Problems with beetle infestation in city’s Selous Creek watershed being brought under control: Kalesnikoff
The drones are coming.
Big brother will be watching the development and containment of the Douglas-fir bark beetle infestation in the Selous Creek area south of the city, and the key will be using remote control aerial technology to do so.
Kalesnikoff Forest Products has been and continues to be the watchdog on the forest block and watershed that serves one of the city’s main sources of water — Selous Creek — which had been given a clean bill of health up until 2016.
In his presentation Monday night to city council on the project to save the source, Kalesnikoff’s forest development manager Gerald Cordeiro said that this year Kalesnikoff staff discovered an extensive Douglas-fir bark beetle infestation in the Selous Creek area.
A subsequent suppression plan employed several management techniques to control the beetle’s spread and the fight began.
After an initial harvest of beetle-killed trees — and some small areas of salvage added “as we detected additional infestation sites” — the area showed some improvement and risk to the city’s water source abated.
The West Kootenay-based forestry company removed “stressed out,” dead and dying Douglas fir timbers, eliminating a “magnet” for the beetle.
“The good news story is most parts of the watershed are not as (threatened) as other areas,” he said.
Those other areas of a few dead trees were evident in 2018 Google satellite imagery as a result that those infest sites were not accessible (Ward Creek, Wee Selous Creek) in the initial pass.
“(They) still pose some level of threat for the population to re-establish,” Cordeiro explained to council during the committee-of-the-whole meeting. “But we did capture what we thought was the majority of the infestation with our cutting permit.”
Ministry of Forests traps were still yielding significant insect numbers in 2018 in the region in the untreated areas. But Cordeiro said the situation in the region and the southern half of the province was deteriorating rapidly and is a major problem.

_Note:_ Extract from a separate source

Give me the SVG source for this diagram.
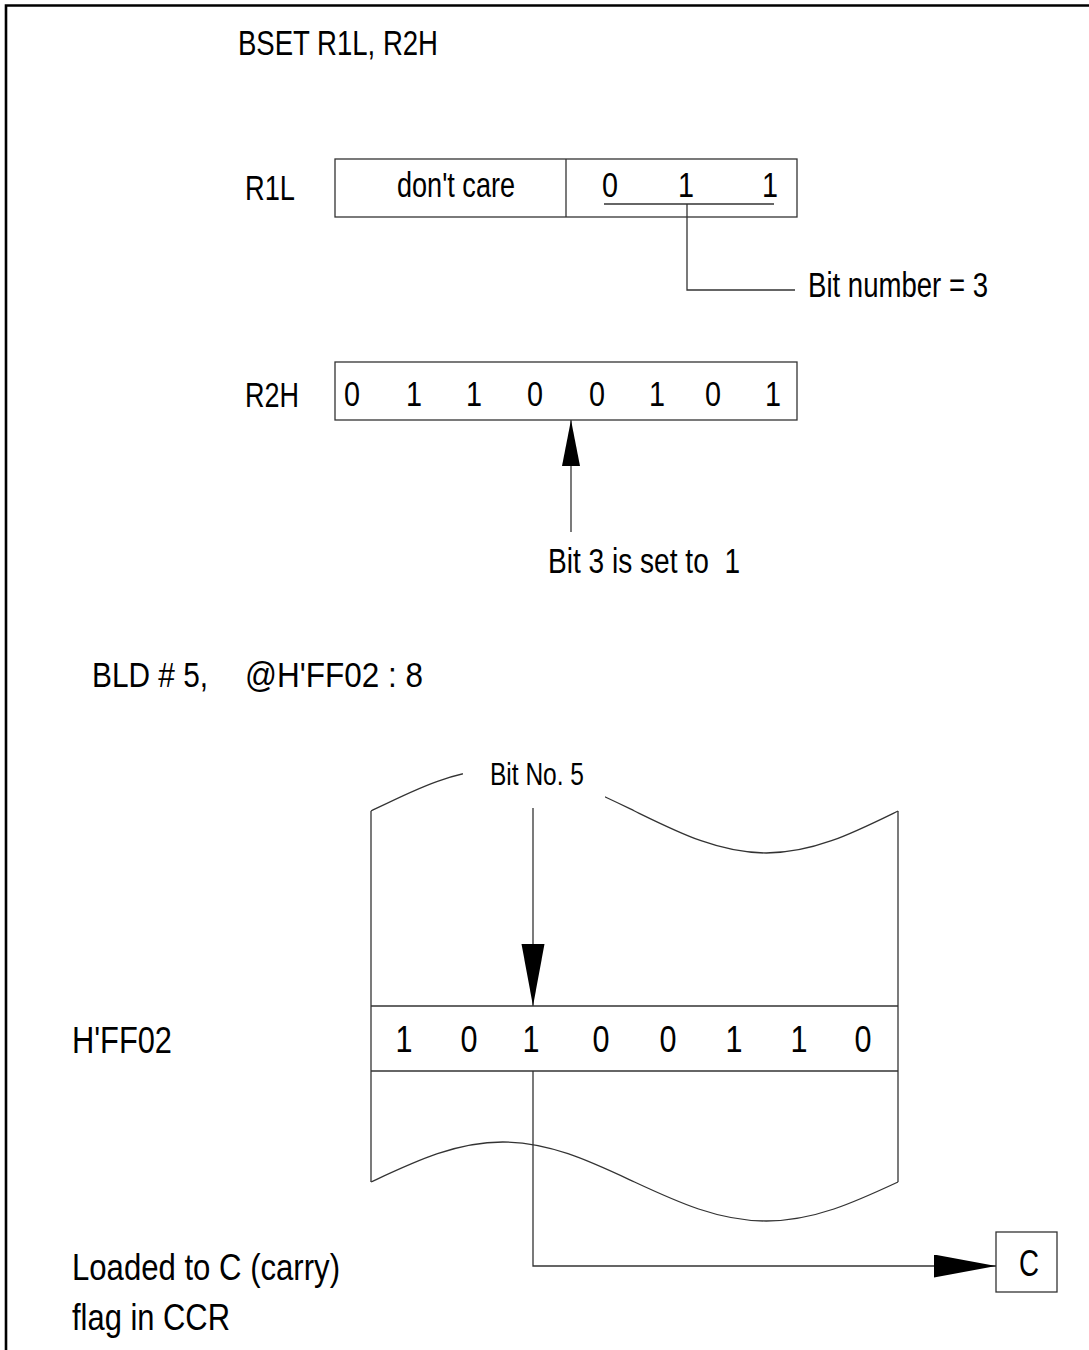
<svg xmlns="http://www.w3.org/2000/svg" width="1089" height="1350" viewBox="0 0 1089 1350">
<style>
text{font-family:"Liberation Sans",Arial,sans-serif;fill:#000;}
.t35{font-size:35px;}
.t37{font-size:37px;}
.t31{font-size:31px;}
.m{text-anchor:middle;}
.ln{fill:none;stroke:#333;stroke-width:1.3;}
.frame{fill:none;stroke:#000;stroke-width:2.6;}
</style>
<defs>
<marker id="ah" markerUnits="userSpaceOnUse" markerWidth="62" markerHeight="24" refX="62" refY="11.5" orient="auto">
<path d="M0,0 L62,11.5 L0,23 z" fill="#000"/>
</marker>
<marker id="ahs" markerUnits="userSpaceOnUse" markerWidth="46" markerHeight="20" refX="46" refY="9" orient="auto">
<path d="M0,0 L46,9 L0,18 z" fill="#000"/>
</marker>
<clipPath id="gapTop">
<rect x="300" y="700" width="163" height="400"/>
<rect x="605" y="700" width="350" height="400"/>
</clipPath>
</defs>
<rect width="1089" height="1350" fill="#fff"/>
<path class="frame" d="M6,1352 V5.5 H1089"/>

<g id="title-bset"><text class="t35" x="238" y="55" textLength="200" lengthAdjust="spacingAndGlyphs">BSET R1L, R2H</text></g>

<g id="r1l">
<text class="t35" x="245" y="200" textLength="50" lengthAdjust="spacingAndGlyphs">R1L</text>
<rect class="ln" x="335" y="159" width="462" height="58"/>
<line class="ln" x1="566" y1="159" x2="566" y2="217"/>
<text class="t35 m" x="456" y="197" textLength="118" lengthAdjust="spacingAndGlyphs">don't care</text>
<text class="t35 m" x="610" y="197" textLength="16" lengthAdjust="spacingAndGlyphs">0</text>
<text class="t35 m" x="686" y="197" textLength="16" lengthAdjust="spacingAndGlyphs">1</text>
<text class="t35 m" x="770" y="197" textLength="16" lengthAdjust="spacingAndGlyphs">1</text>
</g>

<g id="bit-number-label"><text class="t35" x="808" y="297" textLength="180" lengthAdjust="spacingAndGlyphs">Bit number = 3</text></g>

<g id="r2h">
<text class="t35" x="245" y="407" textLength="54" lengthAdjust="spacingAndGlyphs">R2H</text>
<rect class="ln" x="335" y="362" width="462" height="58"/>
<text class="t35 m" x="352" y="406" textLength="16" lengthAdjust="spacingAndGlyphs">0</text>
<text class="t35 m" x="414" y="406" textLength="16" lengthAdjust="spacingAndGlyphs">1</text>
<text class="t35 m" x="474" y="406" textLength="16" lengthAdjust="spacingAndGlyphs">1</text>
<text class="t35 m" x="535" y="406" textLength="16" lengthAdjust="spacingAndGlyphs">0</text>
<text class="t35 m" x="597" y="406" textLength="16" lengthAdjust="spacingAndGlyphs">0</text>
<text class="t35 m" x="657" y="406" textLength="16" lengthAdjust="spacingAndGlyphs">1</text>
<text class="t35 m" x="713" y="406" textLength="16" lengthAdjust="spacingAndGlyphs">0</text>
<text class="t35 m" x="773" y="406" textLength="16" lengthAdjust="spacingAndGlyphs">1</text>
</g>

<g id="bit3-label"><text class="t35" x="548" y="573" xml:space="preserve" textLength="192" lengthAdjust="spacingAndGlyphs">Bit 3 is set to  1</text></g>

<g id="title-bld"><text class="t35" x="92" y="687"><tspan textLength="116" lengthAdjust="spacingAndGlyphs">BLD # 5,</tspan><tspan x="245" textLength="178" lengthAdjust="spacingAndGlyphs">@H'FF02 : 8</tspan></text></g>

<g id="bitno5-label"><text class="t31" x="490" y="785" textLength="94" lengthAdjust="spacingAndGlyphs">Bit No. 5</text></g>

<g id="memory">
<path class="ln" clip-path="url(#gapTop)" d="M371,811 C413.97,790 455.06,769 502.75,769 C550.44,769 591.53,790 634.5,811 C677.47,832 718.56,853 766.25,853 C813.94,853 855.03,832 898,811"/>
<line class="ln" x1="371" y1="811" x2="371" y2="1182"/>
<line class="ln" x1="898" y1="811" x2="898" y2="1182"/>
<line class="ln" x1="371" y1="1006" x2="898" y2="1006"/>
<line class="ln" x1="371" y1="1071" x2="898" y2="1071"/>
<path class="ln" d="M371,1182 C413.97,1162 455.06,1142 502.75,1142 C550.44,1142 591.53,1162 634.5,1182 C677.47,1202 718.56,1221 766.25,1221 C813.94,1221 855.03,1202 898,1182"/>
<text class="t37" x="72" y="1053" textLength="100" lengthAdjust="spacingAndGlyphs">H'FF02</text>
<text class="t37 m" x="404" y="1052" textLength="17" lengthAdjust="spacingAndGlyphs">1</text>
<text class="t37 m" x="469" y="1052" textLength="17" lengthAdjust="spacingAndGlyphs">0</text>
<text class="t37 m" x="531" y="1052" textLength="17" lengthAdjust="spacingAndGlyphs">1</text>
<text class="t37 m" x="601" y="1052" textLength="17" lengthAdjust="spacingAndGlyphs">0</text>
<text class="t37 m" x="668" y="1052" textLength="17" lengthAdjust="spacingAndGlyphs">0</text>
<text class="t37 m" x="734" y="1052" textLength="17" lengthAdjust="spacingAndGlyphs">1</text>
<text class="t37 m" x="799" y="1052" textLength="17" lengthAdjust="spacingAndGlyphs">1</text>
<text class="t37 m" x="863" y="1052" textLength="17" lengthAdjust="spacingAndGlyphs">0</text>
</g>

<g id="carry">
<rect class="ln" x="996" y="1232" width="61" height="60"/>
<text class="t37 m" x="1029" y="1276" textLength="20" lengthAdjust="spacingAndGlyphs">C</text>
</g>

<g id="carry-label">
<text class="t37" x="72" y="1280" textLength="268" lengthAdjust="spacingAndGlyphs">Loaded to C (carry)</text>
<text class="t37" x="72" y="1330" textLength="158" lengthAdjust="spacingAndGlyphs">flag in CCR</text>
</g>

<g id="connectors">
<path class="ln" d="M604,204 H774"/>
<path class="ln" d="M687,204 V290 H795"/>
<line class="ln" x1="571" y1="532" x2="571" y2="420" marker-end="url(#ahs)"/>
<line class="ln" x1="533" y1="808" x2="533" y2="1006" marker-end="url(#ah)"/>
<path class="ln" d="M533,1071 V1266 H996" marker-end="url(#ah)"/>
</g>
</svg>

“Our success story in Selous is tempered by the fact we are kind of on the edge of a major Douglas fir beetle infestation,” he said. “That is the reality we are in.”
The work on protecting the watershed will continue, Cordeiro explained, with field checking of block edges for beetle activity and windthrow. That area will be monitored using drone photo capture and from available view points.
“Field crews conducting work for fuel reduction treatments will look for infest sites,” he said. “You really have to get on the ground and cover the ground and see the attack. So it’s still a bit of a challenge.”
As well, Kalesnikoff will continue to liaise with provincial ministry staff regarding beetle capture numbers and ministry forest health data.
Cordeiro said the situation in Selous Creek and other sensitive areas has become the main impetus behind the work the company carries out.
“Kalesnikoff is prioritizing forest health and wildfire risk reduction as the two main criteria for new cutting permits,” he said.
Negotiations have begun with private forest landowners edging much of the city to further reduce the beetle-killed timber, said Cordeiro, with fuel reduction proposals in the works.
“They know we have a bit of an issue,” he said.
Coun. Jesse Woodward wondered what the focus of the company would be moving forward when the main species of harvest for forestry companies was the endangered and much maligned Douglas fir.
Cordeiro said the company was looking to certify other species of timber such as hemlock in order to alleviate the demand on Douglas fir.
“We are trying to manage better in the areas we can control,” he said.